Ta démarche, purement électronique, avec des process d’enregistrement à la source, se démarque, quasi-pionnière.
Cette envie d’enregistrer un disque essentiellement électronique me vient de loin. J’avais fait ma petite communion pour recevoir un lecteur CD, sur lequel j’ai écouté en boucle mes premiers disques, Depeche Mode, Kraftwerk, les Pixies, The Cure et Joy Division. À partir de là, j’ai commencé à apprendre la guitare basse, mon premier instrument. C’est avec ce retour aux sources des musiques électroniques analogiques, marqué par le groupe Air et les débuts du label WARP, que je m’y suis vraiment intéressé – je jouais dans des groupes et je m’achetais des vieux synthés. Étudiant, je faisais de la musique électronique dans ma chambre, mais comme je ne disposais ni des capacités techniques ni des moyens d’arriver à un enregistrement, c’est resté en suspens. Dans les années 2000, je me suis penché sur les précurseurs de la musique électronique, comme Raymond Scott et Delia Derbyshire. Par la suite, j’ai repris ma basse électronique et j’ai monté le groupe A Second Of June avec Grégory Peltier.

« Ce qui m’intéresse c’est avant tout de faire danser la musique »

Ce glissement est aussi audible entre les différents albums du groupe. Avec le dernier, Pastel Palace, la guitare cède le pas à une orchestration électronique.
Depuis nos débuts, on avait toujours un synthé qui traînait, quand on enregistrait. Plus on avançait, plus on s’en est pris de passion, avec des structures plus formatées, plus pop. Il y a aussi qu’après le départ de notre batteur on a choisi de continuer par la force des choses avec une boîte à rythme. Par cohérence esthétique, on est allés vers une musique plus électronique.

Et Vaillant dans tout ça ?
Quand on a pris une dimension plus maîtrisée avec A Second Of June, j’ai eu besoin d’un espace de liberté. Au début, c’était vraiment récréatif, spontané. En 2014-2015, il y a eu quelques sorties sous le nom de Vaillant, mais toujours avec des guitares qui traînaient.
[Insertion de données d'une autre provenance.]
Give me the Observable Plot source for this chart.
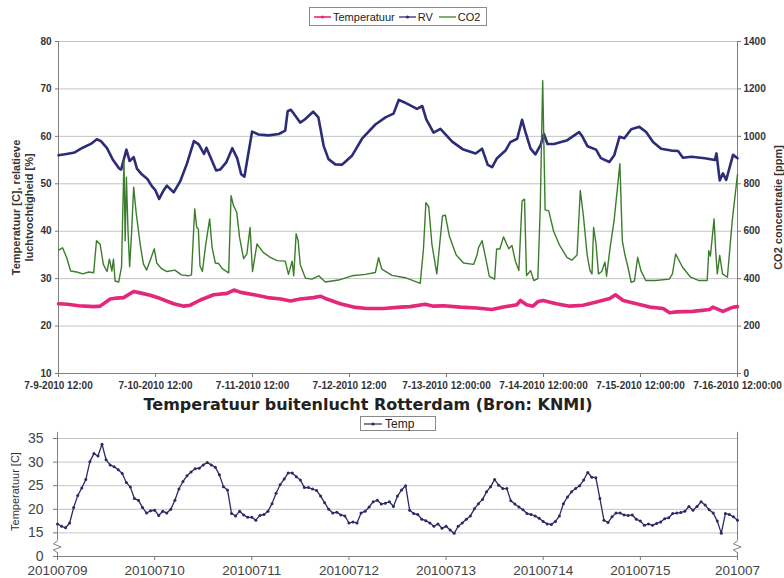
<!DOCTYPE html>
<html><head><meta charset="utf-8">
<script src="https://cdn.jsdelivr.net/npm/d3@7"></script>
<script src="https://cdn.jsdelivr.net/npm/@observablehq/plot@0.6"></script>
<style>
body{margin:0;background:#fff;}
#wrap{position:relative;width:784px;height:578px;overflow:hidden;font-family:"Liberation Sans",Arial,sans-serif;background:#fff;}
#top{position:absolute;left:0;top:0;}
#bot{position:absolute;left:0;top:430px;}
.legend{position:absolute;border:1px solid #8a8a8a;background:#fff;display:flex;align-items:center;color:#222;white-space:nowrap;}
.legend svg{display:block;}
#title2{position:absolute;left:0;width:736px;top:395px;text-align:center;font-family:"DejaVu Sans",Verdana,sans-serif;font-weight:bold;font-size:16px;color:#222;}
</style></head>
<body><div id="wrap">
<div id="top"></div>
<div id="bot"></div>
<div id="title2">Temperatuur buitenlucht Rotterdam (Bron: KNMI)</div>
<div class="legend" id="leg1" style="left:309px;top:7px;width:176px;height:17px;font-size:11px;"></div>
<div class="legend" id="leg2" style="left:360px;top:416px;width:74px;height:13px;font-size:12px;"></div>
</div>
<script>
// ---------- top panel data (hours after 9 July 2010 12:00) ----------
const tempHours = [0,2.2,5,8.7,10.3,12.8,14.4,16.1,18.6,20.2,22.7,25.2,28.5,31,32.6,35.1,38.4,41.7,43.4,45.1,48.4,51.7,55,57.4,59.8,63.1,64.8,66.4,69.7,73,76.3,80.4,84.6,87,90.7,92.8,95.3,99.4,103.5,107.2,110.1,113.4,114.3,115.8,117.4,118.7,119.9,123.2,126.5,129.8,133.1,136.4,137.8,139.7,143,146.3,149.6,151.2,152.9,157,161.1,161.9,164.4,166,167,168];
const tempValues = [24.7,24.6,24.3,24.1,24.2,25.7,25.9,26.0,27.3,27.0,26.5,25.8,24.7,24.2,24.4,25.5,26.6,26.9,27.6,27.1,26.6,26.0,25.7,25.3,25.7,26.0,26.3,25.7,24.7,24.0,23.7,23.7,24.0,24.1,24.6,24.2,24.3,24.0,23.8,23.5,24.0,24.5,25.4,24.5,24.2,25.2,25.4,24.7,24.2,24.4,25.1,25.8,26.6,25.4,24.7,24.0,23.7,22.8,23.0,23.1,23.5,24.0,23.1,23.7,24.0,24.1];

const rvHours = [0,2,4,6,8,9.5,10.5,12,13.5,15,15.5,16.8,17.6,18.6,19.4,20.6,22,23.1,24,24.9,26,26.8,28.5,30.1,31.8,33.5,34.7,36,36.6,37.5,39,40,41.5,43,44.2,45.2,46,46.7,47.9,49.5,52,54.5,56.1,56.7,57.5,59.8,61,63,64.3,65.6,66.8,68.5,70.1,70.9,72.6,75.1,78.4,80.9,82.9,84.2,85.5,88.7,90,91,92.8,94.5,97.4,100,103.2,104.8,106.2,107.3,108.5,110.6,111.8,113.5,114.7,115.5,116.8,118,119.3,120.1,121,122.6,125.9,128.8,129.6,130.9,133,134.2,136.3,137.5,138.8,140,141.7,143.7,145.4,147.1,149.1,151.6,153.3,154.5,156.6,159.9,162.4,162.8,163.6,164.4,165.2,166.9,168];
const rvValues = [56.0,56.3,56.6,57.6,58.4,59.4,59.0,57.5,55.0,53.2,53.0,57.2,54.8,55.6,53.2,52.0,51.0,49.5,48.6,46.8,48.6,49.6,48.2,50.5,54.3,59.0,58.3,56.3,57.6,55.8,52.8,53.0,54.5,57.5,55.4,52.0,51.5,55.0,61.0,60.4,60.2,60.5,61.2,65.3,65.6,62.9,63.6,65.2,64.0,58.0,55.2,54.1,54.0,54.6,55.9,59.5,62.5,64.0,64.8,67.7,67.2,65.8,66.4,63.6,60.8,61.6,58.9,57.3,56.4,57.4,54.0,53.5,55.4,57.0,58.8,59.5,63.5,61.0,57.4,56.2,58.2,60.5,58.4,58.4,59.2,60.9,60.0,57.9,57.2,55.4,54.6,56.0,59.9,59.6,61.5,62.0,60.9,58.8,57.4,57.0,56.9,55.5,55.7,55.4,55.0,56.4,50.7,52.2,50.8,56.1,55.4];

const co2Hours = [0,1,2,3,4.5,6,7.5,8.7,9.4,10.3,11.1,12,12.6,13.2,13.6,14,14.9,15.6,16.2,16.5,16.8,17.2,17.6,18.1,18.6,19.2,20.2,21,21.8,22.7,23.7,24.3,25.5,26.8,28.8,30.4,32.1,32.9,33.7,34.2,34.6,35,35.6,36.4,37.4,38,38.8,39.6,40.5,42.1,42.7,43.3,44.1,44.8,45.8,46.6,47.4,48,49.1,50.7,52.4,54.1,56.1,56.9,57.8,58.2,58.8,59.3,59.8,61.1,62.7,64.4,66,69.3,72.6,75.9,78.4,79.2,80,82.5,85.8,89.5,90.3,90.9,91.6,92.4,93.6,95,95.7,96.7,98.4,100.2,102.7,103.6,103.9,104.8,105.6,106.6,107.9,108.4,109.2,110.1,111.4,112.2,113,113.9,114.7,115.3,115.8,116.8,117.6,118.6,119.2,119.8,120.4,121.3,122.5,124,125.8,127,128.3,129.1,129.9,130.8,131.5,132,132.4,133,133.6,134.4,135.2,135.6,136.4,137.5,138.9,139.5,140.1,140.9,141.7,142.5,143.3,144.1,145.3,147.8,151.1,151.9,152.7,154.4,156.4,158.5,160.5,160.9,161.3,162.2,162.6,163,163.6,164.3,165.5,166.7,168];
const co2Values = [520,530,490,432,428,420,428,425,560,545,460,430,482,432,482,390,386,450,900,560,828,600,450,600,786,680,546,462,436,478,526,466,442,430,436,416,412,416,694,616,610,454,430,540,652,532,466,464,442,424,750,708,680,574,484,504,616,430,546,510,490,476,474,418,474,412,590,560,460,402,398,412,386,394,412,418,426,488,440,414,404,380,525,720,704,544,420,664,668,580,500,466,460,502,530,560,495,410,398,525,525,576,526,540,476,434,728,735,413,434,392,400,700,1235,690,686,600,540,490,478,500,772,660,500,434,420,616,546,420,430,470,410,520,650,885,560,504,448,384,390,490,434,392,392,398,420,504,448,406,392,392,518,495,652,518,420,498,420,406,644,840];

const topTickLabels = ["7-9-2010 12:00","7-10-2010 12:00","7-11-2010 12:00","7-12-2010 12:00","7-13-2010 12:00:00","7-14-2010 12:00:00","7-15-2010 12:00:00","7-16-2010 12:00:00"];
const leftTicks = [10,20,30,40,50,60,70,80];
const co2Ticks = [0,200,400,600,800,1000,1200,1400];

// ---------- bottom panel data (hourly, from 9 July 2010 00:00) ----------
const knmiTemp = [16.9,16.4,16.1,17.1,20.4,22.9,24.5,26.3,30.1,31.8,31.3,33.8,30.5,29.4,29.0,28.4,27.6,25.7,24.7,22.3,21.9,20.4,19.2,19.7,
19.8,18.7,19.6,19.2,20.0,21.9,24.3,25.9,27.1,27.9,28.6,28.7,29.4,29.9,29.4,28.9,27.3,24.8,24.1,19.1,18.6,19.6,18.8,18.3,
18.3,17.7,18.7,18.9,19.6,21.2,23.4,25.2,26.4,27.7,27.7,26.9,26.2,24.6,24.6,24.3,24.0,22.8,21.4,20.0,19.2,19.4,18.8,18.6,
17.1,17.3,17.1,19.2,19.6,20.5,21.6,21.9,21.1,21.3,21.6,20.6,22.8,24.1,25.0,19.8,19.1,18.9,17.9,17.6,17.1,16.4,16.9,16.0,
16.4,15.6,14.9,16.4,17.1,17.9,18.6,20.1,21.2,22.1,23.7,24.8,26.3,25.1,24.4,24.4,21.8,21.1,20.5,19.9,19.1,18.9,18.6,18.1,
17.4,16.9,16.8,17.4,18.6,21.2,22.6,23.7,24.4,25.0,26.2,27.8,26.8,26.7,22.3,17.7,17.2,18.4,19.2,19.2,18.8,18.7,18.8,17.9,
17.5,16.6,16.9,16.6,17.0,17.3,18.0,18.2,19.1,19.2,19.3,19.6,20.6,19.8,20.6,21.6,20.9,19.9,19.2,17.5,14.9,19.1,18.9,18.4,
17.7];
const botTickLabels = ["20100709","20100710","20100711","20100712","20100713","20100714","20100715","201007"];
const botYTicks = [10,15,20,25,30,35];
const botYLabels = ["0","15","20","25","30","35"];

const cPink = "#e3287c", cNavy = "#2c2c78", cGreen = "#3b7d2c", cKnmi = "#2a2a66";
const FONT = "'Liberation Sans', Arial, sans-serif";

// ---------- top chart ----------
const t0 = Date.UTC(2010, 6, 9, 12);
const tDate = h => new Date(t0 + h * 3600e3);
const tempData = tempHours.map((h, i) => ({t: tDate(h), v: tempValues[i]}));
const rvData = rvHours.map((h, i) => ({t: tDate(h), v: rvValues[i]}));
const co2Data = co2Hours.map((h, i) => ({t: tDate(h), v: co2Values[i]}));
const co2ToLeft = c => 10 + c / 20;
const topTicks = topTickLabels.map((_, i) => tDate(i * 24));

const topPlot = Plot.plot({
  width: 784, height: 400,
  marginLeft: 58, marginRight: 47, marginTop: 41, marginBottom: 27,
  x: {type: "utc", domain: [tDate(0), tDate(168)]},
  y: {domain: [10, 80]},
  style: {fontFamily: FONT, fontSize: "10px", color: "#333", background: "transparent", overflow: "visible"},
  marks: [
    Plot.gridY(leftTicks.slice(1), {stroke: "#c4c4c4", strokeOpacity: 1}),
    Plot.axisY({ticks: leftTicks, tickSize: 3, tickPadding: 4, label: null, fontWeight: "bold", stroke: "#777"}),
    Plot.axisY({anchor: "right", ticks: co2Ticks.map(co2ToLeft), tickFormat: d => String(co2Ticks[leftTicks.indexOf(d)]), tickSize: 3, tickPadding: 3, label: null, fontWeight: "bold", stroke: "#777"}),
    Plot.axisX({ticks: topTicks, tickFormat: d => topTickLabels[topTicks.findIndex(t => +t === +d)], tickSize: 4, tickPadding: 4, label: null, fontWeight: "bold", stroke: "#777"}),
    Plot.ruleX([tDate(0), tDate(168)], {stroke: "#808080"}),
    Plot.ruleY([10], {stroke: "#808080"}),
    Plot.line(rvData, {x: "t", y: "v", stroke: cNavy, strokeWidth: 2.6}),
    Plot.line(tempData, {x: "t", y: "v", stroke: cPink, strokeWidth: 3.6}),
    Plot.line(co2Data, {x: "t", y: d => co2ToLeft(d.v), stroke: cGreen, strokeWidth: 1.4}),
    Plot.text(["Temperatuur [C], relatieve\nluchtvochtigheid [%]"], {frameAnchor: "left", textAnchor: "middle", rotate: -90, dx: -36, fontWeight: "bold", fontSize: 11, fill: "#333", lineHeight: 1.15}),
    Plot.text(["CO2 concentratie [ppm]"], {frameAnchor: "right", textAnchor: "middle", rotate: -90, dx: 41, fontWeight: "bold", fontSize: 11, fill: "#333"})
  ]
});
document.getElementById("top").append(topPlot);

// ---------- bottom chart ----------
const b0 = Date.UTC(2010, 6, 9, 0);
const bDate = h => new Date(b0 + h * 3600e3);
const knmiData = knmiTemp.map((v, i) => ({t: bDate(i), v}));
const botTicks = botTickLabels.map((_, i) => bDate(i * 24));
const zig = [[0, 13.3], [-1, 12.7], [0.9, 12.0], [-1, 11.4], [0, 10.8]];

const botPlot = Plot.plot({
  width: 784, height: 148,
  marginLeft: 57, marginRight: 47, marginTop: 8, marginBottom: 22,
  x: {type: "utc", domain: [bDate(0), bDate(168)]},
  y: {domain: [10, 35]},
  style: {fontFamily: FONT, fontSize: "13px", color: "#444", background: "transparent", overflow: "visible"},
  marks: [
    Plot.gridY(botYTicks.slice(1), {stroke: "#c4c4c4", strokeOpacity: 1}),
    Plot.axisY({ticks: botYTicks, tickFormat: d => botYLabels[botYTicks.indexOf(d)], tickSize: 4, tickPadding: 10, label: null, fontSize: 14, stroke: "#777"}),
    Plot.axisX({ticks: botTicks, tickFormat: d => botTickLabels[botTicks.findIndex(t => +t === +d)], tickSize: 4, tickPadding: 5, label: null, fontSize: 13.5, stroke: "#777"}),
    Plot.ruleY([10], {stroke: "#808080"}),
    Plot.ruleX([bDate(0), bDate(168)], {y1: 36.3, y2: 13.3, stroke: "#808080"}),
    Plot.ruleX([bDate(0), bDate(168)], {y1: 10.8, y2: 10, stroke: "#808080"}),
    Plot.line(zig, {x: d => bDate(d[0]), y: d => d[1], stroke: "#808080", strokeWidth: 1}),
    Plot.line(zig, {x: d => bDate(168 + d[0]), y: d => d[1], stroke: "#808080", strokeWidth: 1}),
    Plot.line(knmiData, {x: "t", y: "v", stroke: cKnmi, strokeWidth: 1.3}),
    Plot.dot(knmiData, {x: "t", y: "v", r: 1.5, fill: cKnmi, stroke: "none"}),
    Plot.text(["Temperatuur [C]"], {frameAnchor: "left", textAnchor: "middle", rotate: -90, dx: -42, dy: -6, fontSize: 11, fill: "#333"})
  ]
});
document.getElementById("bot").append(botPlot);

// ---------- legends ----------
function swatch(color, w, sw, dot) {
  return `<svg width="${w}" height="10"><line x1="0" y1="5" x2="${w}" y2="5" stroke="${color}" stroke-width="${sw}"/>` +
    (dot ? `<circle cx="${w/2}" cy="5" r="1.6" fill="${color}"/>` : "") + `</svg>`;
}
document.getElementById("leg1").innerHTML =
  `<span style="margin-left:4px">${swatch(cPink,17,1.6,true)}</span><span style="margin-left:2px">Temperatuur</span>` +
  `<span style="margin-left:4px">${swatch(cNavy,17,1.3,true)}</span><span style="margin-left:2px">RV</span>` +
  `<span style="margin-left:6px">${swatch(cGreen,17,1.3,false)}</span><span style="margin-left:2px">CO2</span>`;
document.getElementById("leg2").innerHTML =
  `<span style="margin-left:3px">${swatch(cKnmi,18,1.2,true)}</span><span style="margin-left:3px">Temp</span>`;
</script>
</body></html>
C’était entre de la musique indé, électronique et de l’ordre de l’essai. L’envie de faire un disque a germé, j’ai enregistré les choses comme elles venaient pendant deux ans, avec pour nécessité d’appréhender la musique comme un espace de liberté totale où le geste et l’idée instinctive précèdent la composition. À la manière des groupes allemands des années 70, comme Can qui ne compose rien au préalable, j’improvise. Je me retrouve assez souvent avec des plages de 15-20 minutes, qui demandent un travail d’écoute attentive, d’édition, d’arrangement, puis de ré-édition. Une véritable pâte à modeler, qui peut aller très vite dans l’assemblage, ou prendre des mois. En parallèle, j’ai appris à être indépendant dans la technique, à enregistrer, mixer, composer.
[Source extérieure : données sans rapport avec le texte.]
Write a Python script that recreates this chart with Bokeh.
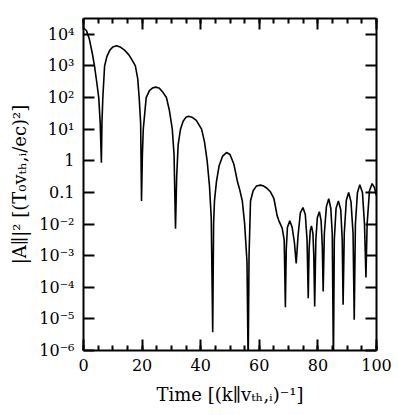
from bokeh.plotting import figure
from bokeh.models import FixedTicker, LinearAxis, LogAxis, CustomJSTickFormatter, Range1d, Title
from bokeh.embed import file_html
from bokeh.resources import INLINE

# Time in units of (k_par v_th,i)^-1
time = [0, 1, 2, 3, 3.75, 4.5, 5.2, 5.7, 6.1,
        6.3, 6.6, 7.2, 8, 9, 10, 11.3, 12.5, 14, 15.5, 16.8, 17.7, 18.5, 19.0, 19.5, 19.8,
        20.1, 20.4, 21, 21.4, 22.5, 23.5, 24.6, 25.8, 27, 28.3, 29.3, 30.3, 30.9, 31.4,
        31.8, 32.3, 33.1, 34, 35, 35.8, 37, 38.5, 40.3, 41.3, 42.2, 43, 43.6, 44.1,
        44.4, 44.7, 45.4, 46.3, 47.5, 48.8, 50, 51.3, 52.5, 53.4, 54.2, 55, 55.8, 56.2,
        56.5, 57.0, 57.9, 59, 60.4, 61.5, 62.5, 63.8, 65, 66.1, 66.7, 67.8, 68.5, 68.9,
        69.2, 69.6, 70.4, 71.2, 72, 72.6,
        73.2, 74, 74.9, 75.7, 76.3, 76.7,
        77.0, 77.4, 77.8, 78.3, 78.6, 78.9,
        79.3, 79.8, 80.5, 81.1, 81.5, 81.8,
        82.2, 82.9, 83.7, 84.4, 84.9, 85.3,
        85.6, 86.2, 87.0, 87.8, 88.3, 88.6,
        89.0, 89.7, 90.5, 91.3, 92.0, 92.4,
        92.8, 93.5, 94.3, 95.2, 95.9, 96.4,
        96.8, 97.6, 98.5, 99.3, 100]

# log10 of |A_par|^2 at those times
log10_A2 = [4.2, 4.12, 3.85, 3.4, 3.0, 2.5, 2.0, 1.2, -0.06,
            1.2, 2.0, 3.0, 3.3, 3.5, 3.6, 3.64, 3.6, 3.5, 3.35, 3.15, 3.0, 2.6, 2.0, 1.2, -1.27,
            0.2, 1.0, 1.6, 2.0, 2.22, 2.3, 2.33, 2.3, 2.18, 2.0, 1.6, 1.0, 0.2, -2.15,
            -0.5, 0.5, 1.0, 1.25, 1.38, 1.41, 1.38, 1.28, 1.0, 0.6, 0.0, -0.8, -1.8, -5.42,
            -2.0, -1.27, -0.64, -0.15, 0.15, 0.26, 0.2, -0.1, -0.64, -0.95, -1.27, -2.0, -3.2, -6.5,
            -3.0, -1.27, -0.95, -0.8, -0.77, -0.8, -0.86, -0.98, -1.2, -1.74, -1.9, -2.13, -2.5, -4.63,
            -2.8, -2.1, -1.9, -2.1, -2.6, -3.25,
            -2.4, -1.65, -1.48, -1.7, -2.5, -4.35,
            -2.8, -2.2, -2.06, -2.3, -3.0, -4.61,
            -2.5, -1.8, -1.61, -1.9, -2.7, -4.13,
            -2.3, -1.45, -1.2, -1.5, -2.3, -6.5,
            -2.5, -1.5, -1.27, -1.55, -2.5, -4.55,
            -2.3, -1.25, -1.0, -1.3, -2.3, -5.03,
            -2.0, -1.0, -0.76, -1.0, -2.0, -3.69,
            -2.0, -0.95, -0.72, -0.85, -1.11]

A2 = [10 ** v for v in log10_A2]

x_ticks = [0, 20, 40, 60, 80, 100]
x_minor = [0, 5, 10, 15, 20, 25, 30, 35, 40, 45, 50, 55, 60, 65, 70, 75, 80, 85, 90, 95, 100]
y_ticks = [1e-6, 1e-5, 1e-4, 1e-3, 1e-2, 1e-1, 1, 10, 100, 1000, 1e4]
y_tick_labels = ["10⁻⁶", "10⁻⁵", "10⁻⁴", "10⁻³", "10⁻²", "0.1", "1", "10¹", "10²", "10³", "10⁴"]
x_title = "Time [(k∥vₜₕ,ᵢ)⁻¹]"
y_title = "|A∥|² [(T₀vₜₕ,ᵢ/ec)²]"

FONT = "DejaVu Serif"

p = figure(width=396, height=412, output_backend="svg", toolbar_location=None,
           y_axis_type="log", x_range=Range1d(0, 100), y_range=Range1d(1e-6, 10 ** 4.5),
           min_border_left=83, min_border_right=20, min_border_top=18, min_border_bottom=62)
p.grid.visible = False
p.outline_line_color = None
p.background_fill_color = "white"
p.border_fill_color = "white"

p.line(time, A2, line_color="black", line_width=1.6)

def style_x(ax, labels=True):
    ax.ticker = FixedTicker(ticks=x_ticks, minor_ticks=x_minor)
    ax.major_tick_in = 11
    ax.major_tick_out = 0
    ax.minor_tick_in = 5
    ax.minor_tick_out = 0
    ax.axis_line_width = 2
    ax.major_tick_line_width = 2
    ax.minor_tick_line_width = 2
    ax.major_label_text_font = FONT
    ax.major_label_text_font_size = "16px"
    ax.major_label_text_color = "black"
    ax.major_label_standoff = 8
    if not labels:
        ax.formatter = CustomJSTickFormatter(code="return ''")

def style_y(ax, labels=True):
    ax.ticker = FixedTicker(ticks=y_ticks, minor_ticks=[])
    ax.major_tick_in = 11
    ax.major_tick_out = 0
    ax.minor_tick_in = 0
    ax.minor_tick_out = 0
    ax.axis_line_width = 2
    ax.major_tick_line_width = 2
    ax.major_label_text_font = FONT
    ax.major_label_text_font_size = "16px"
    ax.major_label_text_color = "black"
    ax.major_label_standoff = 9
    if labels:
        ax.major_label_overrides = {t: s for t, s in zip(y_ticks, y_tick_labels)}
    else:
        ax.formatter = CustomJSTickFormatter(code="return ''")

style_x(p.xaxis[0])
style_y(p.yaxis[0])

top = LinearAxis()
style_x(top, labels=False)
p.add_layout(top, "above")
right = LogAxis()
style_y(right, labels=False)
p.add_layout(right, "right")

# axis titles as side titles so they can be shifted along the axis
p.add_layout(Title(text=x_title, text_font=FONT, text_font_size="18px", text_font_style="normal",
                   text_color="black", align="center", offset=18, standoff=16), "below")
p.add_layout(Title(text=y_title, text_font=FONT, text_font_size="18px", text_font_style="normal",
                   text_color="black", align="center", offset=76, standoff=13), "left")

open("out.html", "w").write(file_html(p, INLINE))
Bien que Mirage Orange soit dans cet entre-deux, cette tension, il y a toujours une constante audible mélodique.
Malgré ce fantasme de réussir à faire danser les gens, ce qui m’intéresse c’est avant tout de faire danser la musique. J’ai rapidement senti qu’il fallait que j’aille vers cet aspect fourmillant, organique… Paradoxalement, la musique électronique est considérée comme mécanique, déshumanisée – un aspect qui me plaît comme auditeur, mais moins en tant que musicien. Je cherche à mettre le plus de vie possible dans des structures très répétitives, je travaille sur la notion de boucles jamais identiques. Pourtant, ce n’est pas une musique qui s’accompagne par le geste. Il y a des parties jouées sur un clavier, mais les deux tiers du disque sont programmés. Dans le programme, la séquence est modifiée en cours de route. Le son bouge.
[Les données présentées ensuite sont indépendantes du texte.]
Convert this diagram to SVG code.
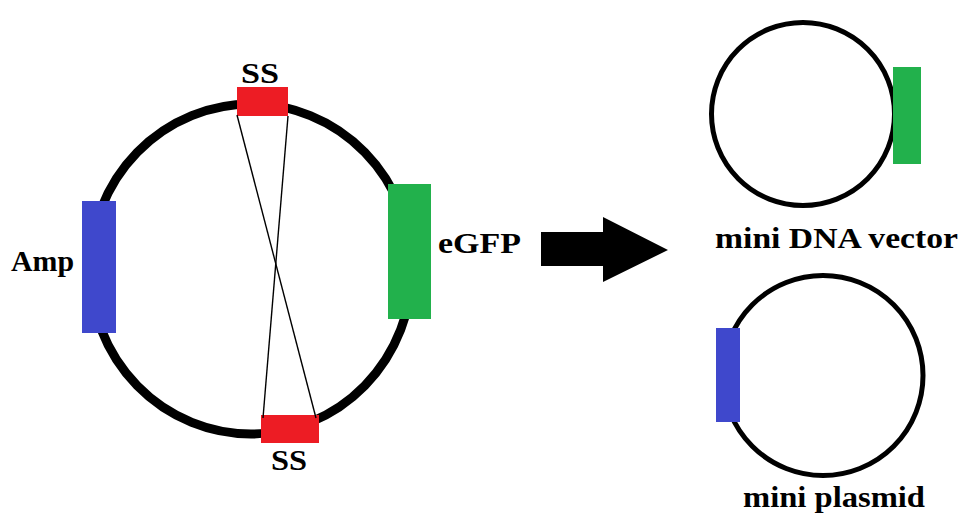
<svg xmlns="http://www.w3.org/2000/svg" width="963" height="517" viewBox="0 0 963 517">
<style>
.lbl{font-family:"Liberation Serif","Times New Roman",serif;font-weight:bold;font-size:29px;fill:#000}
.ring{fill:none;stroke:#000}
.ss{fill:#ED1C24}
.gfp{fill:#22B14C}
.amp{fill:#3F48CC}
.link{stroke:#000;stroke-width:1.4;fill:none}
</style>
<rect width="963" height="517" fill="#fff"/>
<g id="plasmid">
<ellipse class="ring" cx="251" cy="269" rx="161" ry="165" stroke-width="9"/>
<rect class="amp" x="82" y="201" width="34" height="132"/>
<rect class="gfp" x="388" y="184" width="43" height="135"/>
</g>
<g id="ss-top">
<rect class="ss" x="237" y="87" width="51" height="29"/>
<text class="lbl" x="241" y="83" textLength="38" lengthAdjust="spacingAndGlyphs">SS</text>
</g>
<g id="ss-bottom">
<rect class="ss" x="261" y="415" width="58" height="28"/>
<text class="lbl" x="271" y="470" textLength="36" lengthAdjust="spacingAndGlyphs">SS</text>
</g>
<g id="amp-label"><text class="lbl" x="11" y="271" textLength="63" lengthAdjust="spacingAndGlyphs">Amp</text></g>
<g id="egfp-label"><text class="lbl" x="438" y="253" textLength="83" lengthAdjust="spacingAndGlyphs">eGFP</text></g>
<g id="mini-vector">
<circle class="ring" cx="803" cy="114" r="91.5" stroke-width="5"/>
<rect class="gfp" x="893" y="67" width="28" height="97"/>
<text class="lbl" x="715" y="248" textLength="243" lengthAdjust="spacingAndGlyphs">mini DNA vector</text>
</g>
<g id="mini-plasmid">
<circle class="ring" cx="823" cy="375.5" r="100" stroke-width="5"/>
<rect class="amp" x="716" y="328" width="24" height="94"/>
<text class="lbl" x="743" y="507" textLength="182" lengthAdjust="spacingAndGlyphs">mini plasmid</text>
</g>
<g id="connectors">
<line class="link" x1="237" y1="115" x2="316" y2="418"/>
<line class="link" x1="288" y1="116" x2="263" y2="418"/>
<polygon points="541,232 603,232 603,217 668,250 603,282 603,266 541,266" fill="#000"/>
</g>
</svg>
Il y a une extrême variété de possibilités, d’expérimentations d’un morceau à un autre, mais avec une coloration, une cohérence pour l’ensemble.
C’est ça qui est complexe. Je pensais que le disque était fini un an avant qu’il ne le soit réellement. Il m’a fallu un an pour accentuer la cohérence et mettre de côté ce qui n’y avait pas sa place.

La dimension contemplative est également très présente.
Pouvoir projeter des images, créer une sorte de paysage mental, c’est de l’ordre du sensible, de l’humain. Je voulais amener de la lumière. C’est ce qu’il y a de plus magique pour moi, c’est présent, c’est de nulle part. Le titre, par exemple, a été choisi pour les sonorités avant tout, pour les mots qui sont dans les mots. Des groupes comme Cluster, essentiels à la musique électronique dans les années 70, ont été un déclencheur. Notamment avec ZuckerZeit et Sowiesoso, on y trouve une forme de sérénité, un aspect cinématographique, une musique répétitive mais jouée.

Pourtant, c’est aussi de l’ordre de la rupture, de quelque chose d’instable, qui perturbe.
Une boucle peut être rassurante, car on se sent en terrain connu, mais on peut s’y sentir enfermé. Mirage Orange, morceau titre, est tout en répétition… C’est le plus chaleureux et le plus déstabilisant, de par sa polyrythmie et la dissonance dans les arrangements. C’est un hommage à Trish Keenan. Broadcast, mon groupe de coeur, qui m’accompagne depuis plus de vingt ans.